Wednesday, August 26, 2015

The Farmer and the Viper Revisited

A couple of weeks ago, I discussed the Aesop's fables of "The Farmer and the Viper" and the "The Scorpion and the Frog," Both warm that evil people will act according to their nature, and being a good Samaritan to the wrong people can get you killed. My prior article was about Kayla Mueller who trusted that she could enter Syria and, because she was an aid worker, somehow be immune from the evils of the groups fighting for control there. But it is a risk here, as well.
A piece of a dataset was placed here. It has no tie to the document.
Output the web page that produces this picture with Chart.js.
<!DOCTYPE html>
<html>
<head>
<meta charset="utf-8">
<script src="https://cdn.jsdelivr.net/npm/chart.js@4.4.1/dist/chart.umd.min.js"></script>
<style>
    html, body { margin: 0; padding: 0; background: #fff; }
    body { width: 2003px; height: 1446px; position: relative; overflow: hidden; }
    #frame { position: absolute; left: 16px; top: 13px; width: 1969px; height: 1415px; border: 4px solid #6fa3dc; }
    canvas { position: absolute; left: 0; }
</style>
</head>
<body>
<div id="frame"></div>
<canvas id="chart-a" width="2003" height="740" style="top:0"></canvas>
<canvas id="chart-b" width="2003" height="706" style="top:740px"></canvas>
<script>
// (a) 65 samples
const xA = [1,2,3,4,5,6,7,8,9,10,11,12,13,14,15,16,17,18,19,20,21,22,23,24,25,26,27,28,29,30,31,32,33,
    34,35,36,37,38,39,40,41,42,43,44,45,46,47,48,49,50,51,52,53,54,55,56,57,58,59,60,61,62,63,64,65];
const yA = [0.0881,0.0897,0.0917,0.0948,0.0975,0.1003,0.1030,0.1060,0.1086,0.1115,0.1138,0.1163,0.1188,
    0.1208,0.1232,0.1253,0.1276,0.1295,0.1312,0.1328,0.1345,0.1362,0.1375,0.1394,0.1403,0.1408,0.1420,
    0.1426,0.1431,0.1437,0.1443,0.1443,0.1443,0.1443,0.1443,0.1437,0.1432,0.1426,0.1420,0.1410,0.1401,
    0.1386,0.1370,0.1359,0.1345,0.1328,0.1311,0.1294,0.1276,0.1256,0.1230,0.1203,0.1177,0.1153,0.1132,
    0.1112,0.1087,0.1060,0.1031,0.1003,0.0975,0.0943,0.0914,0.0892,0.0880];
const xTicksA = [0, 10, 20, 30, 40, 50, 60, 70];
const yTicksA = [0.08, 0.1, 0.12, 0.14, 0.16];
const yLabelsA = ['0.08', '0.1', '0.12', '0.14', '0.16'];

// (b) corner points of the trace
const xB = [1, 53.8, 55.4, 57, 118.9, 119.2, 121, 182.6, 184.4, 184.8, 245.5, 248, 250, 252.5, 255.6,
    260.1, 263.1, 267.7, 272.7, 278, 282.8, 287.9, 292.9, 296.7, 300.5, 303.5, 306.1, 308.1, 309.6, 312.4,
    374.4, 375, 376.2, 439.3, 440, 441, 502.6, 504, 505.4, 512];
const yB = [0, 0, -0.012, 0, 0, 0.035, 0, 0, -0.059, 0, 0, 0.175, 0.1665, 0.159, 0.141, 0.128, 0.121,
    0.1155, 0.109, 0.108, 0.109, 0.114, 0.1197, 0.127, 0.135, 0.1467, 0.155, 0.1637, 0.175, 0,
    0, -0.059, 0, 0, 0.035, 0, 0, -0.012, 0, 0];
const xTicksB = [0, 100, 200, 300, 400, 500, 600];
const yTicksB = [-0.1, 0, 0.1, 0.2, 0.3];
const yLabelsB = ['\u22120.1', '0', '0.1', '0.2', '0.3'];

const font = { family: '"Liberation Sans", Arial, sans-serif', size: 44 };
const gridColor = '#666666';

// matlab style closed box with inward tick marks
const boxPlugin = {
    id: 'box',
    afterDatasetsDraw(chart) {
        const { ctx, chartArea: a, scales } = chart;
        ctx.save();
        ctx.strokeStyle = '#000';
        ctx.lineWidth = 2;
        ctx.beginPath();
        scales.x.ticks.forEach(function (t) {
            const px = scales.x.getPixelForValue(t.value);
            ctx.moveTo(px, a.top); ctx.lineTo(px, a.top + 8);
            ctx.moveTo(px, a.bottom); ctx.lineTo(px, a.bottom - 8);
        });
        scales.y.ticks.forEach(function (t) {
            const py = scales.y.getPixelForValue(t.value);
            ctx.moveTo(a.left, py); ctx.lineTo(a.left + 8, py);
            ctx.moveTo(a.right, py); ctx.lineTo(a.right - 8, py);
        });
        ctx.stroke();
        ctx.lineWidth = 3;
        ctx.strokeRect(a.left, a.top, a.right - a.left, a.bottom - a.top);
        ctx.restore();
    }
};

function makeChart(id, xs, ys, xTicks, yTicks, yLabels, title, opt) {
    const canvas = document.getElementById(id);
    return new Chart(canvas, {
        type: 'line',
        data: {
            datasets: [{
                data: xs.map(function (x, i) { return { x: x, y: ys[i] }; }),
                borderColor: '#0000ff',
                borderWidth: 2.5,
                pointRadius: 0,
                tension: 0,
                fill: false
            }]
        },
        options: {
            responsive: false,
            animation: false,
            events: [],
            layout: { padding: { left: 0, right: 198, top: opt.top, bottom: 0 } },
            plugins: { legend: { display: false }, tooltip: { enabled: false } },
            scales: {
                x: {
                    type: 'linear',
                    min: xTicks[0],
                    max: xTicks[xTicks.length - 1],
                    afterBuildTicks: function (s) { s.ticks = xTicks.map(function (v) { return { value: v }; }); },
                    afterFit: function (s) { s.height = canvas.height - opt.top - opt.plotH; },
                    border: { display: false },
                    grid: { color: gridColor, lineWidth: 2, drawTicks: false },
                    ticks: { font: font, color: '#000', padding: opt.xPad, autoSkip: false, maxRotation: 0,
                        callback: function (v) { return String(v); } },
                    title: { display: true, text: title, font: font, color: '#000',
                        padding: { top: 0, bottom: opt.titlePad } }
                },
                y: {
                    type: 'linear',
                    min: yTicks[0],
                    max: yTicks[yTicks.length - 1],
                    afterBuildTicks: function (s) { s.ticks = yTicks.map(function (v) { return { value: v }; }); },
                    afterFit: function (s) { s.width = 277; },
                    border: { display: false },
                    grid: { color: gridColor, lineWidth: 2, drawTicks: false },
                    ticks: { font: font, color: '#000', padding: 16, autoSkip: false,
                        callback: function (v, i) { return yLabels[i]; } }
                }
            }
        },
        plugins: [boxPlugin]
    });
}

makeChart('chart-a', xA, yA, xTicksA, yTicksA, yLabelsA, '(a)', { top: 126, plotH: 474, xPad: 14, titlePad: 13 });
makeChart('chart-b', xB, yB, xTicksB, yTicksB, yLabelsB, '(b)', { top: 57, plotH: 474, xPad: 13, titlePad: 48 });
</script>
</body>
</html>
Case in point, as reported at The Daily Mail:
An Atlanta couple have told of the terrifying moment four men pretending to have had car troubles burst into their home and robbed them at gunpoint, shooting the father-of-two in front of his children.

Mike and Whitney Lash had just returned to their house with their two young children on August 16 when the men knocked on their door.

Mr Lash answered the door, and the men said they had just moved down the street but had a flat tire and wanted to borrow a jack, but Mrs Lash felt something was amiss from the start.

'I had a feeling that it was an excuse and we were about to be robbed. Right about that moment I saw them pull the gun on Mike,' she told ABC News.

As Mr Lash saw the gun, he tried to slam the door shut, but two other men suddenly appeared.

Mr Lash was shot three times in the his right leg as he attempted to keep the men out of his house.

The four men then forced their way in.

Mr Lash believed the gang were going to kill him and started praying.

'Lord, this is, I guess, the moment I will meet you today … if it is not your will, I am ready to stay,' he recalled.

Mrs Lash grabbed the couple's six-month-old daughter, Lucy, and the phone and ran into the yard calling 911.

Their other child, two-year-old Everson, was upstairs sleeping.

'I heard footsteps of someone running and two more shots that were aimed at me and my daughter,' Mrs Lash told ABC.

The intruder then caught up to her and the child and brought them back into the house.
Although the story is somewhat lacking in details, it appears that Mr. Lash simply threw the door open without ascertaining the identity of his visitors. Don't do that!

It is not uncommon for criminals to lure in a victim by pretending to need help or be hurt. A former colleague of mine, in explaining some bruises and scabs he picked up while on vacation, related that he and a friend had been walking back to their car when they saw a guy laying on the ground with another man next to him acting excited and calling them over for help. When they got close, two other men jumped out of some bushes and started to attack them. Fortunately, my colleague reacted quickly, kicking the one on the ground so he couldn't get up, and landing some solid blows on a couple of the others before grabbing his friend and running away.

I remember several years ago driving home with my family from a movie that let out late. It was dark. Turning a corner on which there was a convenience store, I noticed a young women laying on the ground around the side of the store. For just a second, I almost pulled in to see what was the matter, but resisted the urge. Sure enough, as I drove past, I looked into my mirror and saw the woman jump up, and a young man appear from the shadows. I'm sure she was bait for a trap.

The lesson here is that your need to feel better about yourself by being polite or helping someone is not worth the life or health of yourself or your family. I'm not saying to never help the person that comes to your door for assistance, or that is stranded along the road, but to act with prudent care.